▶ [Given request]: Repeat every line of the data exactly, but not the pictures.

▶ [Source data]:
++++

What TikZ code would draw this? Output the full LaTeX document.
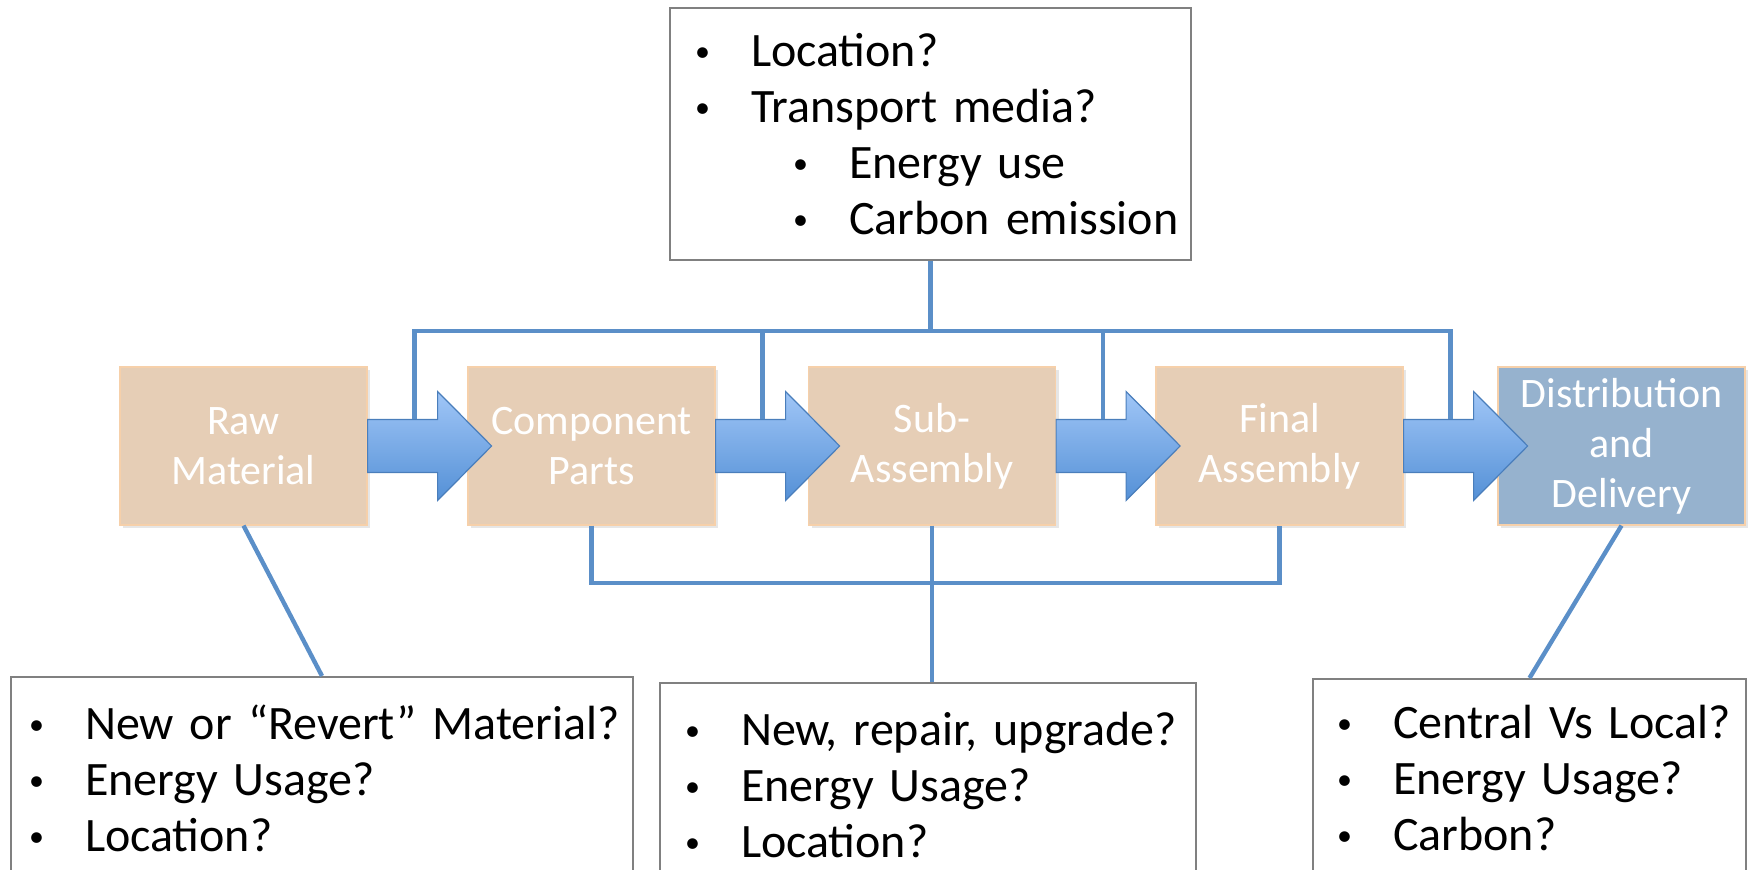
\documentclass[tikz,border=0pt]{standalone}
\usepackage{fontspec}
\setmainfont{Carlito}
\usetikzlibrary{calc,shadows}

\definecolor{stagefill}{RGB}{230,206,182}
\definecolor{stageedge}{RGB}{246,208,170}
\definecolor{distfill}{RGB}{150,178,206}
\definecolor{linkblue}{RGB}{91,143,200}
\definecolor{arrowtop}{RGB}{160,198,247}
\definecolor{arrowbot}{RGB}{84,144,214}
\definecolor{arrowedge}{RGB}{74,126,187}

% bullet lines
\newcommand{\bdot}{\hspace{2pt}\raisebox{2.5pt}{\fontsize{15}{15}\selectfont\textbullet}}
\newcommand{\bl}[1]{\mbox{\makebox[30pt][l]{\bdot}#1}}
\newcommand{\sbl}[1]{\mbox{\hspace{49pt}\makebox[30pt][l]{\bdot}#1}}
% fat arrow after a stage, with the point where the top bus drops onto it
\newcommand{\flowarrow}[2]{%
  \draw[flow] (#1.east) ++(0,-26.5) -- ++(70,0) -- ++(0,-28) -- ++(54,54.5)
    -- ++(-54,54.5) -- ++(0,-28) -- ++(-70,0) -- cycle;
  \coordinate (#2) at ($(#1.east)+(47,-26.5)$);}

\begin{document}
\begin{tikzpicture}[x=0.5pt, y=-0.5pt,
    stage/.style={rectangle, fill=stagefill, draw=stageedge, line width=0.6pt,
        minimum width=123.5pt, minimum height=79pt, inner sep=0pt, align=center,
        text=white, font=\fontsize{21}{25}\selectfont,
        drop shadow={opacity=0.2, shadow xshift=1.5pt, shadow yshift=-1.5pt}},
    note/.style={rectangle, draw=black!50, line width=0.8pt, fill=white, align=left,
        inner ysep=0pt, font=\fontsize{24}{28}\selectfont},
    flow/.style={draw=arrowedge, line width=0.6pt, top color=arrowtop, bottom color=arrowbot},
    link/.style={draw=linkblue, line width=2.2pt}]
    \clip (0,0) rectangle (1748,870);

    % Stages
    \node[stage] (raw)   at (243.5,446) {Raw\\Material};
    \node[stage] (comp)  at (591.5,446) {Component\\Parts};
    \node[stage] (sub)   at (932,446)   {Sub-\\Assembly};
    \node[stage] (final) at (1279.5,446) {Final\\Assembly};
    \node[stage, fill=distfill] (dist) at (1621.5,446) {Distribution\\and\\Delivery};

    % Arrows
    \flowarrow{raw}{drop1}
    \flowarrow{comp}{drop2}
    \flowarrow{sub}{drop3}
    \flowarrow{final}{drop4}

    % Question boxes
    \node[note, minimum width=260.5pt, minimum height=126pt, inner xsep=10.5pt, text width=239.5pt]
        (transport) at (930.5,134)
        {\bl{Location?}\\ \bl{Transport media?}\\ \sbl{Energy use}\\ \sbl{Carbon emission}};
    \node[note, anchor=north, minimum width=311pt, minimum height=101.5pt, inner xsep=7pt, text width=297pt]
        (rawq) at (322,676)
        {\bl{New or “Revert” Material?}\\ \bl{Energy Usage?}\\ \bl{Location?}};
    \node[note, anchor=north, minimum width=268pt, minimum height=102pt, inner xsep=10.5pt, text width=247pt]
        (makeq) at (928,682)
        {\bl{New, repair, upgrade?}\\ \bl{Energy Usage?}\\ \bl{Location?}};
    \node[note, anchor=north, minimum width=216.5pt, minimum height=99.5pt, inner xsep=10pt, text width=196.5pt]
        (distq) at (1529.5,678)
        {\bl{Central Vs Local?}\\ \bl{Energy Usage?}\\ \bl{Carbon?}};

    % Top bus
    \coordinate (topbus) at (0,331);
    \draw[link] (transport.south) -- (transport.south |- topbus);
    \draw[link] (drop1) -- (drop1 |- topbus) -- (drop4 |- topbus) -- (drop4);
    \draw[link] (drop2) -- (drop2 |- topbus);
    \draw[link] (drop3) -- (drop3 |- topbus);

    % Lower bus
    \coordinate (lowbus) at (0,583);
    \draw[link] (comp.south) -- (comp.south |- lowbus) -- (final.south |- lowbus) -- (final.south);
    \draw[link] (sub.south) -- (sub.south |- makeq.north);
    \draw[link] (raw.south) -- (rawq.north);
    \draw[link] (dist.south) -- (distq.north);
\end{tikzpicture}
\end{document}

++++

▶ [Solution for this exercise]:
What TikZ code would draw this? Output the full LaTeX document.
\documentclass[tikz,border=0pt]{standalone}
\usepackage{fontspec}
\setmainfont{Carlito}
\usetikzlibrary{calc,shadows}

\definecolor{stagefill}{RGB}{230,206,182}
\definecolor{stageedge}{RGB}{246,208,170}
\definecolor{distfill}{RGB}{150,178,206}
\definecolor{linkblue}{RGB}{91,143,200}
\definecolor{arrowtop}{RGB}{160,198,247}
\definecolor{arrowbot}{RGB}{84,144,214}
\definecolor{arrowedge}{RGB}{74,126,187}

% bullet lines
\newcommand{\bdot}{\hspace{2pt}\raisebox{2.5pt}{\fontsize{15}{15}\selectfont\textbullet}}
\newcommand{\bl}[1]{\mbox{\makebox[30pt][l]{\bdot}#1}}
\newcommand{\sbl}[1]{\mbox{\hspace{49pt}\makebox[30pt][l]{\bdot}#1}}
% fat arrow after a stage, with the point where the top bus drops onto it
\newcommand{\flowarrow}[2]{%
  \draw[flow] (#1.east) ++(0,-26.5) -- ++(70,0) -- ++(0,-28) -- ++(54,54.5)
    -- ++(-54,54.5) -- ++(0,-28) -- ++(-70,0) -- cycle;
  \coordinate (#2) at ($(#1.east)+(47,-26.5)$);}

\begin{document}
\begin{tikzpicture}[x=0.5pt, y=-0.5pt,
    stage/.style={rectangle, fill=stagefill, draw=stageedge, line width=0.6pt,
        minimum width=123.5pt, minimum height=79pt, inner sep=0pt, align=center,
        text=white, font=\fontsize{21}{25}\selectfont,
        drop shadow={opacity=0.2, shadow xshift=1.5pt, shadow yshift=-1.5pt}},
    note/.style={rectangle, draw=black!50, line width=0.8pt, fill=white, align=left,
        inner ysep=0pt, font=\fontsize{24}{28}\selectfont},
    flow/.style={draw=arrowedge, line width=0.6pt, top color=arrowtop, bottom color=arrowbot},
    link/.style={draw=linkblue, line width=2.2pt}]
    \clip (0,0) rectangle (1748,870);

    % Stages
    \node[stage] (raw)   at (243.5,446) {Raw\\Material};
    \node[stage] (comp)  at (591.5,446) {Component\\Parts};
    \node[stage] (sub)   at (932,446)   {Sub-\\Assembly};
    \node[stage] (final) at (1279.5,446) {Final\\Assembly};
    \node[stage, fill=distfill] (dist) at (1621.5,446) {Distribution\\and\\Delivery};

    % Arrows
    \flowarrow{raw}{drop1}
    \flowarrow{comp}{drop2}
    \flowarrow{sub}{drop3}
    \flowarrow{final}{drop4}

    % Question boxes
    \node[note, minimum width=260.5pt, minimum height=126pt, inner xsep=10.5pt, text width=239.5pt]
        (transport) at (930.5,134)
        {\bl{Location?}\\ \bl{Transport media?}\\ \sbl{Energy use}\\ \sbl{Carbon emission}};
    \node[note, anchor=north, minimum width=311pt, minimum height=101.5pt, inner xsep=7pt, text width=297pt]
        (rawq) at (322,676)
        {\bl{New or “Revert” Material?}\\ \bl{Energy Usage?}\\ \bl{Location?}};
    \node[note, anchor=north, minimum width=268pt, minimum height=102pt, inner xsep=10.5pt, text width=247pt]
        (makeq) at (928,682)
        {\bl{New, repair, upgrade?}\\ \bl{Energy Usage?}\\ \bl{Location?}};
    \node[note, anchor=north, minimum width=216.5pt, minimum height=99.5pt, inner xsep=10pt, text width=196.5pt]
        (distq) at (1529.5,678)
        {\bl{Central Vs Local?}\\ \bl{Energy Usage?}\\ \bl{Carbon?}};

    % Top bus
    \coordinate (topbus) at (0,331);
    \draw[link] (transport.south) -- (transport.south |- topbus);
    \draw[link] (drop1) -- (drop1 |- topbus) -- (drop4 |- topbus) -- (drop4);
    \draw[link] (drop2) -- (drop2 |- topbus);
    \draw[link] (drop3) -- (drop3 |- topbus);

    % Lower bus
    \coordinate (lowbus) at (0,583);
    \draw[link] (comp.south) -- (comp.south |- lowbus) -- (final.south |- lowbus) -- (final.south);
    \draw[link] (sub.south) -- (sub.south |- makeq.north);
    \draw[link] (raw.south) -- (rawq.north);
    \draw[link] (dist.south) -- (distq.north);
\end{tikzpicture}
\end{document}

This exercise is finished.